-- Begin --

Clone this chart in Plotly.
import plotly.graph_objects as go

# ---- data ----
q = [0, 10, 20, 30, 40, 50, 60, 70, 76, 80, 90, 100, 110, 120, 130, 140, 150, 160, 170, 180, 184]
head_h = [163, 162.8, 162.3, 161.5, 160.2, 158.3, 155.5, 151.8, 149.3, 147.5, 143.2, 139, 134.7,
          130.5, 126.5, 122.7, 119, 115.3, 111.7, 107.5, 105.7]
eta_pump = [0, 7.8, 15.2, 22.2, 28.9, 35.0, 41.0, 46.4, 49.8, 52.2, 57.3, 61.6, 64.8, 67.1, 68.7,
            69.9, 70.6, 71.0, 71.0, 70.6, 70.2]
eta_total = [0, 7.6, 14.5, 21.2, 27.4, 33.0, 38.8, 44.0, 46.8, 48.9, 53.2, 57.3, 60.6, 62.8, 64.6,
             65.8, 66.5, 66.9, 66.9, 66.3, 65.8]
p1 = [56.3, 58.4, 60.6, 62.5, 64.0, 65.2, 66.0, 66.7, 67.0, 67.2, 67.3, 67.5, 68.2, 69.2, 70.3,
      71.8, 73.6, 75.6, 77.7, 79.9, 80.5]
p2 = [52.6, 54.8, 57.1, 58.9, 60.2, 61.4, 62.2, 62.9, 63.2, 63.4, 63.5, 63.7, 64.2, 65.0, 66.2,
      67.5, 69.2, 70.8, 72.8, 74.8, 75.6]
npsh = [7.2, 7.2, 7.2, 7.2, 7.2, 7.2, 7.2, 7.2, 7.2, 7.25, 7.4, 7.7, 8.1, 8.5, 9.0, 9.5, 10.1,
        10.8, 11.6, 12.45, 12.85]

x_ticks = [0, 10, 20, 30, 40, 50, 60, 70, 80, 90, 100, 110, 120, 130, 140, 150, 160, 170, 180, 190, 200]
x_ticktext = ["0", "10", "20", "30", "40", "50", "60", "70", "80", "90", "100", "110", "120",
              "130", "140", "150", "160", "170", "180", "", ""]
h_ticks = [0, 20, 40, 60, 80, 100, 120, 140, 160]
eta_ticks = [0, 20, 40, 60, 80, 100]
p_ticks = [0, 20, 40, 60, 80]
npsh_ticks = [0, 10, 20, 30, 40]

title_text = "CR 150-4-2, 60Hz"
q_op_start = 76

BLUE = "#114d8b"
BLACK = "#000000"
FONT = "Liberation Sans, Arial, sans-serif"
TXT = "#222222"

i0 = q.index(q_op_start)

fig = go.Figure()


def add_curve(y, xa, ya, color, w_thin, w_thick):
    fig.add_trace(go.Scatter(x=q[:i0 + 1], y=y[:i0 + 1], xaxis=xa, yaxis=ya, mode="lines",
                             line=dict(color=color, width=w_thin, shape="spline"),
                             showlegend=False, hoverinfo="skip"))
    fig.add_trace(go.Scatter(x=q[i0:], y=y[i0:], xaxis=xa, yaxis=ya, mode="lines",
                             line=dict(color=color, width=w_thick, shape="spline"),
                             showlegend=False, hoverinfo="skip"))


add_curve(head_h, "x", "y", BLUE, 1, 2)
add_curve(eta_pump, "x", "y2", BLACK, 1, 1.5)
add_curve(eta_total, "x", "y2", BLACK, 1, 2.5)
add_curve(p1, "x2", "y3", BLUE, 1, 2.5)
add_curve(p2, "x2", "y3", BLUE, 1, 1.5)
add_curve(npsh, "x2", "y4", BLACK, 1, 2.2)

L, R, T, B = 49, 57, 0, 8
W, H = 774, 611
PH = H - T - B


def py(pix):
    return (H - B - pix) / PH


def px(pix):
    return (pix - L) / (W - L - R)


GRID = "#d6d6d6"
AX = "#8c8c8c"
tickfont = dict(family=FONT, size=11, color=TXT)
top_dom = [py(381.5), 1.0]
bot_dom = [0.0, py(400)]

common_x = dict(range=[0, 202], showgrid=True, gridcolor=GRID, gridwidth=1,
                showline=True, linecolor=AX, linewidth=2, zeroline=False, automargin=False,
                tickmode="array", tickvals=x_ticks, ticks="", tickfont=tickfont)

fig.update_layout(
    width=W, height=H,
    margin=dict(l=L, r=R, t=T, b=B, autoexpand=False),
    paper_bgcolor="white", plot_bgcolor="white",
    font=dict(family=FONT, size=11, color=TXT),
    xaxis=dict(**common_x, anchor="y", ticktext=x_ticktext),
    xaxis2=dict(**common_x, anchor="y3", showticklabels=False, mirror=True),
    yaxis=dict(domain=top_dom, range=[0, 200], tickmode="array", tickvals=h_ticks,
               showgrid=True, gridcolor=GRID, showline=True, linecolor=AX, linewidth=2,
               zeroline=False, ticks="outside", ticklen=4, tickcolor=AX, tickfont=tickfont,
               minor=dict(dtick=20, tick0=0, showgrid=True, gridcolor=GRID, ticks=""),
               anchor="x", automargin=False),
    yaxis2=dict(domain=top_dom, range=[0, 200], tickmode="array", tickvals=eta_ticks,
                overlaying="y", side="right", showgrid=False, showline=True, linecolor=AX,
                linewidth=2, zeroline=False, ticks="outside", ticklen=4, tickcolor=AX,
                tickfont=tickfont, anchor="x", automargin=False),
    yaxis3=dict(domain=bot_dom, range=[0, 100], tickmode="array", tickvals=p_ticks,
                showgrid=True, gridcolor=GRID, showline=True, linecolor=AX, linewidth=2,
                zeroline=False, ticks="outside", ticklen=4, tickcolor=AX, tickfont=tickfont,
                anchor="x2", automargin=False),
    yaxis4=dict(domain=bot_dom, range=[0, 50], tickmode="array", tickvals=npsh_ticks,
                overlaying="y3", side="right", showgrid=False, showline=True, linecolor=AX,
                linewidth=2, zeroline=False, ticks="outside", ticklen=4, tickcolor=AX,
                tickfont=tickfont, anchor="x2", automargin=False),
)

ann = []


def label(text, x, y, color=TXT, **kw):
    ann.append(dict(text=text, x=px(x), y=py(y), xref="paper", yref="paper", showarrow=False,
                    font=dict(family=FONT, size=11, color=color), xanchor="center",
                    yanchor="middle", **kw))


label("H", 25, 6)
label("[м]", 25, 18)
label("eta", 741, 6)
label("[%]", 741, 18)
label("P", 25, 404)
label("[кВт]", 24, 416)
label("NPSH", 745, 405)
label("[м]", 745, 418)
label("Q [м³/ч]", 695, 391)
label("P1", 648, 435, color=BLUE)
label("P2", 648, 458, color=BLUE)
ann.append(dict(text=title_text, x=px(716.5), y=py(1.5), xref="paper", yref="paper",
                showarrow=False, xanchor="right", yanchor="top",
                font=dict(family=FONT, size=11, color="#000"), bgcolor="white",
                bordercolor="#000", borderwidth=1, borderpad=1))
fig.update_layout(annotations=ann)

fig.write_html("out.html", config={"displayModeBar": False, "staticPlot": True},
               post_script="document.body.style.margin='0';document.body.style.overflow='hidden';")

-- End --
-- Begin --

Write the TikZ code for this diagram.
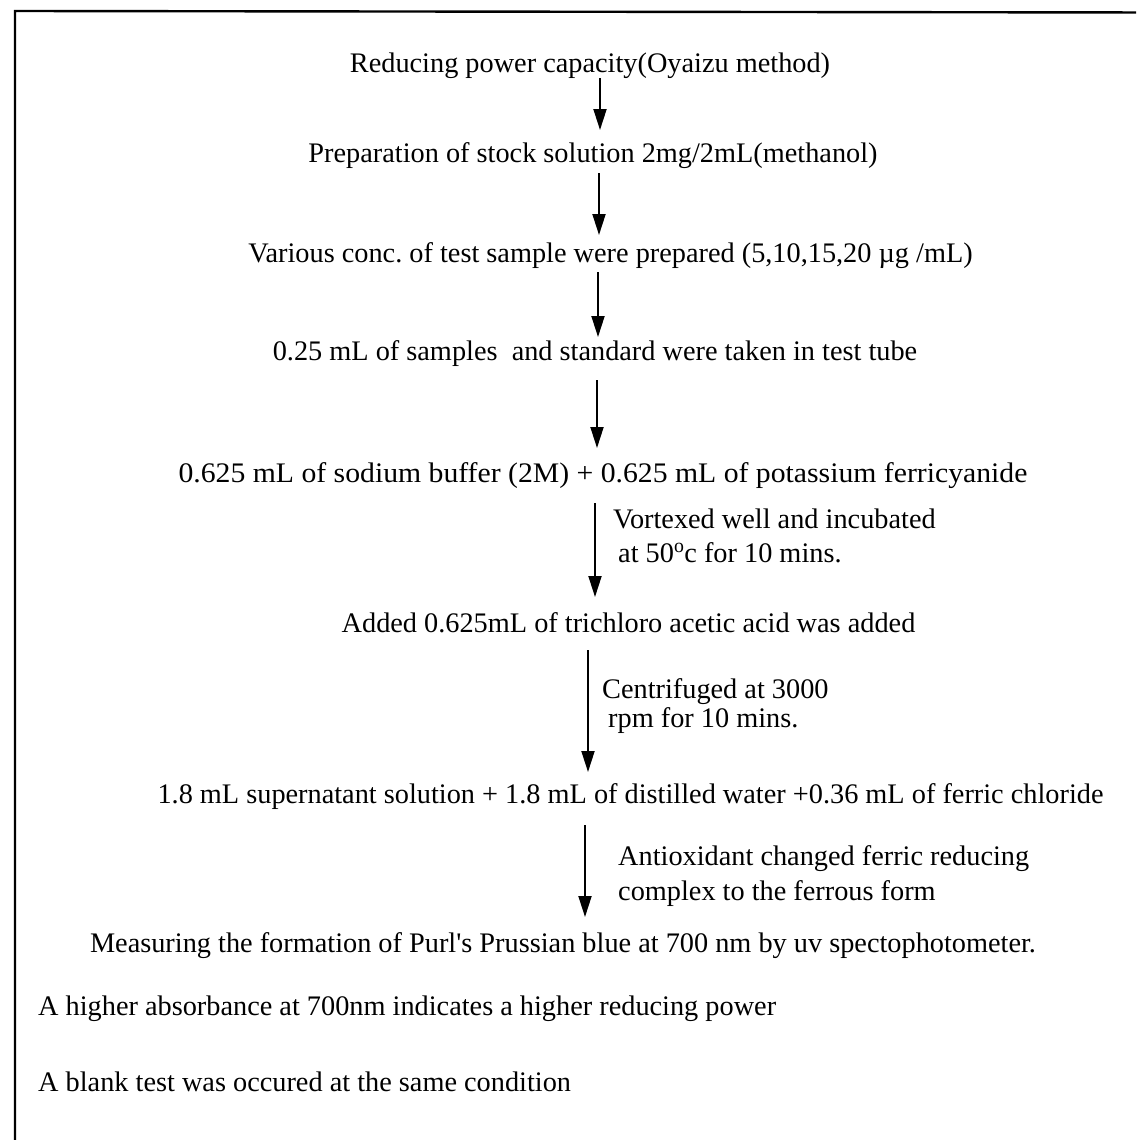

-- End --

◆ **WHAT YOU HAVE TO DO**
Repeat, word for word, only the lines from the line holding "Clone this chart in Plotly." through the line holding "import plotly.graph_objects as go", with both of those lines included.

◆ **FINAL RESULT**
Clone this chart in Plotly.
import plotly.graph_objects as go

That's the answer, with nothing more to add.